» **Exercise details**
Find the string "this" in the listing and report every line that has it.

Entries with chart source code
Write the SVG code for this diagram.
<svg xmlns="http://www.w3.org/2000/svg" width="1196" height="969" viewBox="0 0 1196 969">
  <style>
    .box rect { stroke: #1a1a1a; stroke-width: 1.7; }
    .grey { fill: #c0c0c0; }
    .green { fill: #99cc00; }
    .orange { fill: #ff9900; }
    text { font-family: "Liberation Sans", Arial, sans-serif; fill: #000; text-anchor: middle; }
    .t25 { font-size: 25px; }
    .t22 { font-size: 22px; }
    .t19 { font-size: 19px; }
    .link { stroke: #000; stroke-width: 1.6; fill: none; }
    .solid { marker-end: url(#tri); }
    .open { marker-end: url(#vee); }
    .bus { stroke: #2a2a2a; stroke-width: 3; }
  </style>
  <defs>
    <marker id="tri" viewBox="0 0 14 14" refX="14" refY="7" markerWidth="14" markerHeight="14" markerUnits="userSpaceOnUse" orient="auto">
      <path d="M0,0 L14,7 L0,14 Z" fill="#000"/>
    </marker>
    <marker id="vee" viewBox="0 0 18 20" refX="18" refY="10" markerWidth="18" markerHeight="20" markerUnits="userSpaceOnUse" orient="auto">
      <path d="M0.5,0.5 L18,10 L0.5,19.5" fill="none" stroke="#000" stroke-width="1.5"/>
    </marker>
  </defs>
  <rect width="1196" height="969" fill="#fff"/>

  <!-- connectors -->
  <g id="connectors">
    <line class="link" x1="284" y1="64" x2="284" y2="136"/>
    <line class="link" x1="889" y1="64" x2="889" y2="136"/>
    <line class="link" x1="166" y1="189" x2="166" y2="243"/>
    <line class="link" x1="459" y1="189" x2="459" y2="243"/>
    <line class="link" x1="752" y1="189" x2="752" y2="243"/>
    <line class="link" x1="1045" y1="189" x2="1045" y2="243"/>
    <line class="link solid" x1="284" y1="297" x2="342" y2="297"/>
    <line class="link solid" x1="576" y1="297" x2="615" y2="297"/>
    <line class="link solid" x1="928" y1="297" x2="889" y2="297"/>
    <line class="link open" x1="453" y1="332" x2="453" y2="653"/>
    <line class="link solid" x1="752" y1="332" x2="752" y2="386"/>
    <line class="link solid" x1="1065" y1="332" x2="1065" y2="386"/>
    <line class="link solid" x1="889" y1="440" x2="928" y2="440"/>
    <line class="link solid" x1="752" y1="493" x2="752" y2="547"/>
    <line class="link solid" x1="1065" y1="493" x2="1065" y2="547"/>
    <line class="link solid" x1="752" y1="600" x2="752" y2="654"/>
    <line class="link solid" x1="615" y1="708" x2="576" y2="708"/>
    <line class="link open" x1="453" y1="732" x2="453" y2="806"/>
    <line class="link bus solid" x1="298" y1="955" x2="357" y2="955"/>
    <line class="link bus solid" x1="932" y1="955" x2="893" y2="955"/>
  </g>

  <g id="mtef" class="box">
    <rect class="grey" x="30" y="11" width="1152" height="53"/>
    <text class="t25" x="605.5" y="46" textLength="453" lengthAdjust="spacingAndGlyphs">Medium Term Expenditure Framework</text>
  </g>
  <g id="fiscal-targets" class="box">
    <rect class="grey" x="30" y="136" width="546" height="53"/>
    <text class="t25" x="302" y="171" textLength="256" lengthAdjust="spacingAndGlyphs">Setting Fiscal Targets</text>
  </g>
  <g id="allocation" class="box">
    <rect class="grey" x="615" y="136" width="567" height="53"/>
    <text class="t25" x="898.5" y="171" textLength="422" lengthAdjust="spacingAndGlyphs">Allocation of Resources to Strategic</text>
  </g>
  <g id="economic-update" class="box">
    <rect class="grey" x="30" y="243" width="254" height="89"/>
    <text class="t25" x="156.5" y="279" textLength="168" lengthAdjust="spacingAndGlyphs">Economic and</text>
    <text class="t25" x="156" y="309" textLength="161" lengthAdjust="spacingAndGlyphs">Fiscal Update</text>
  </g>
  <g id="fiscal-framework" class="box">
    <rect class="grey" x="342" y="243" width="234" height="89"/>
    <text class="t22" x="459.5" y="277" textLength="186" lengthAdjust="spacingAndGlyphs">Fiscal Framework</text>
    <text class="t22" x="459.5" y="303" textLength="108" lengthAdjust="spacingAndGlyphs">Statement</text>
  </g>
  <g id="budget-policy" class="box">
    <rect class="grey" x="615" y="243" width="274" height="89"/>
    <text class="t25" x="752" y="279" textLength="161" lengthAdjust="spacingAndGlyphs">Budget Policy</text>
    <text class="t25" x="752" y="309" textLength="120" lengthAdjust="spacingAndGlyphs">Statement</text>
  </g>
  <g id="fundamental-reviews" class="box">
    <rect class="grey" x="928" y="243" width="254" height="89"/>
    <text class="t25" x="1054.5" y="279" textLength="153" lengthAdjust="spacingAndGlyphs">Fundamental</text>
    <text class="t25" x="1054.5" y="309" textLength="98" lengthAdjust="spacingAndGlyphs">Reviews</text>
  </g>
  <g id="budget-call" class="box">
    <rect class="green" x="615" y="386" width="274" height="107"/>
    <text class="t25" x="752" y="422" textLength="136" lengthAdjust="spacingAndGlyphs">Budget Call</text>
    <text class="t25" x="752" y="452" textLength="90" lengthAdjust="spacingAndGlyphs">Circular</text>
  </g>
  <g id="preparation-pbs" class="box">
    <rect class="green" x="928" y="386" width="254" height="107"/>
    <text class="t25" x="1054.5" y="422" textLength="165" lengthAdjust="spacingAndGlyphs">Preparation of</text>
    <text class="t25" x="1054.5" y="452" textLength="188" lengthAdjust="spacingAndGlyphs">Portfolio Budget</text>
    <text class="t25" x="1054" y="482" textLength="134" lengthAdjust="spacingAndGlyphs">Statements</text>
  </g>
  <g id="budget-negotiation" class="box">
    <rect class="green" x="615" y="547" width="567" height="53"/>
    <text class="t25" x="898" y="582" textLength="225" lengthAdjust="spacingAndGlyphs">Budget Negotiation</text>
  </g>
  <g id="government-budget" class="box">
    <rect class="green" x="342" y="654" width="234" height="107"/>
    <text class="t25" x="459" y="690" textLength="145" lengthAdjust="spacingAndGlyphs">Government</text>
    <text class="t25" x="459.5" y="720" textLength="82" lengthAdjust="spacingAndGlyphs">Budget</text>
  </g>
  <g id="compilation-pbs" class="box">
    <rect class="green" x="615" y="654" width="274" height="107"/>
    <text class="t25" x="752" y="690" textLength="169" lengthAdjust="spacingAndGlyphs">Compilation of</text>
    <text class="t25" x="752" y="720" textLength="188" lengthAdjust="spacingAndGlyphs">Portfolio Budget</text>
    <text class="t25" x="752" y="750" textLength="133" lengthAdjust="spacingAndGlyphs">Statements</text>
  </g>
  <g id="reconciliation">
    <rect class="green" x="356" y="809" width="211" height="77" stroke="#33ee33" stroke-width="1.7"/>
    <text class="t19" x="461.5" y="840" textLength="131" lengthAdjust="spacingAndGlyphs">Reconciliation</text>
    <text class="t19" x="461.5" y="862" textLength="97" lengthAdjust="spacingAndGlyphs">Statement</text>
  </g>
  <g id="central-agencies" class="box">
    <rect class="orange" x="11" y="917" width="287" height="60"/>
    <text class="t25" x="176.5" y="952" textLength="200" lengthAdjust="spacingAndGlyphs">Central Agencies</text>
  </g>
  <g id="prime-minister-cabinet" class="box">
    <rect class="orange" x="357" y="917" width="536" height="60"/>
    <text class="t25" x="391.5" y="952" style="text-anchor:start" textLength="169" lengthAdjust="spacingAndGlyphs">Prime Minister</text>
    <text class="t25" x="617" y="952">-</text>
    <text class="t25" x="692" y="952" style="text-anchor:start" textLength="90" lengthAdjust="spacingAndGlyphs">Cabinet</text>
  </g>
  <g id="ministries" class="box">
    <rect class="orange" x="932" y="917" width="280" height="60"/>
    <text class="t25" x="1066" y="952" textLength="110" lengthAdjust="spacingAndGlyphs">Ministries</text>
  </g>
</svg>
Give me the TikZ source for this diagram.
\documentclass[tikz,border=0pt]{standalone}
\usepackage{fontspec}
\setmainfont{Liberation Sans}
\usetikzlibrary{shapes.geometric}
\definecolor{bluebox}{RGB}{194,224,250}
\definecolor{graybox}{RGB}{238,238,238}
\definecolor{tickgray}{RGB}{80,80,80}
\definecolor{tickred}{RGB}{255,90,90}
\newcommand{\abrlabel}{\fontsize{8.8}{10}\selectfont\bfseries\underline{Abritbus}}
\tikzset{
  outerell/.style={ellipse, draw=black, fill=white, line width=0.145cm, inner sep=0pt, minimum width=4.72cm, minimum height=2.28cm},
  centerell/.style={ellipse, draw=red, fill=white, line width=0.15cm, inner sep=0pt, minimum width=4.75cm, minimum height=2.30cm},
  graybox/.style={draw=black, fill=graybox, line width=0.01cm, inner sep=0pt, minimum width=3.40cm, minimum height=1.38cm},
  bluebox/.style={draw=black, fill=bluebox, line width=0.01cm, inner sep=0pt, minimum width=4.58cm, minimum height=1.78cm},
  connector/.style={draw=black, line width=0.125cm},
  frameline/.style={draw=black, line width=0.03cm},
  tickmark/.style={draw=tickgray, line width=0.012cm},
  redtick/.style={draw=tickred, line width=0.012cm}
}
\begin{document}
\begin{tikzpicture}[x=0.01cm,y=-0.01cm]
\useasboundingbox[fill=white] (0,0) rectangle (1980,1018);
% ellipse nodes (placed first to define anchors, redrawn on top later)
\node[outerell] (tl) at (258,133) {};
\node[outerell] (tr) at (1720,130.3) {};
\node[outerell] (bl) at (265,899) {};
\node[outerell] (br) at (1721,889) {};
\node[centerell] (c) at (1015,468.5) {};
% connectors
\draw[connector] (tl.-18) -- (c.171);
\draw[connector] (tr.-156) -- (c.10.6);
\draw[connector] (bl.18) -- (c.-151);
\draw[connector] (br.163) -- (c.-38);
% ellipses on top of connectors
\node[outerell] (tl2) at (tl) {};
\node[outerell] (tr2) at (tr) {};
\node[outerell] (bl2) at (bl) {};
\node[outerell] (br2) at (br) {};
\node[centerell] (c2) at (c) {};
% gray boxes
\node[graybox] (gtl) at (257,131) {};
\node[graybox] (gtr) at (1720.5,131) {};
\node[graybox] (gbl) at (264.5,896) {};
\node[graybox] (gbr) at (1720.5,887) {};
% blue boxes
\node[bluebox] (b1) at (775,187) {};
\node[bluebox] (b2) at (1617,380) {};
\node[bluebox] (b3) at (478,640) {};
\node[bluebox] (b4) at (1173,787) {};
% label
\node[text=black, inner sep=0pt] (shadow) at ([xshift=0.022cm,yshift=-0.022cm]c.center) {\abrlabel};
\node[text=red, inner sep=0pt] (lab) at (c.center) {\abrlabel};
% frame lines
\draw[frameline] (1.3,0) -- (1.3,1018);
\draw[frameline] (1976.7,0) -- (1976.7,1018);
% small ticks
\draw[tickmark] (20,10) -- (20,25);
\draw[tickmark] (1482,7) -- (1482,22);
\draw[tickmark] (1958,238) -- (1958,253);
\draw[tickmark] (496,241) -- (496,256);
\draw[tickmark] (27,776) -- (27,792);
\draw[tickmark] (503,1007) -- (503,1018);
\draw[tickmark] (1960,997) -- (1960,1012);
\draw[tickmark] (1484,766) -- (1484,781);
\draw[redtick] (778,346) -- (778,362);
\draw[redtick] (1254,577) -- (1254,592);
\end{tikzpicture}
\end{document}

» **Answer to the problem**
Write the SVG code for this diagram.
Give me the TikZ source for this diagram.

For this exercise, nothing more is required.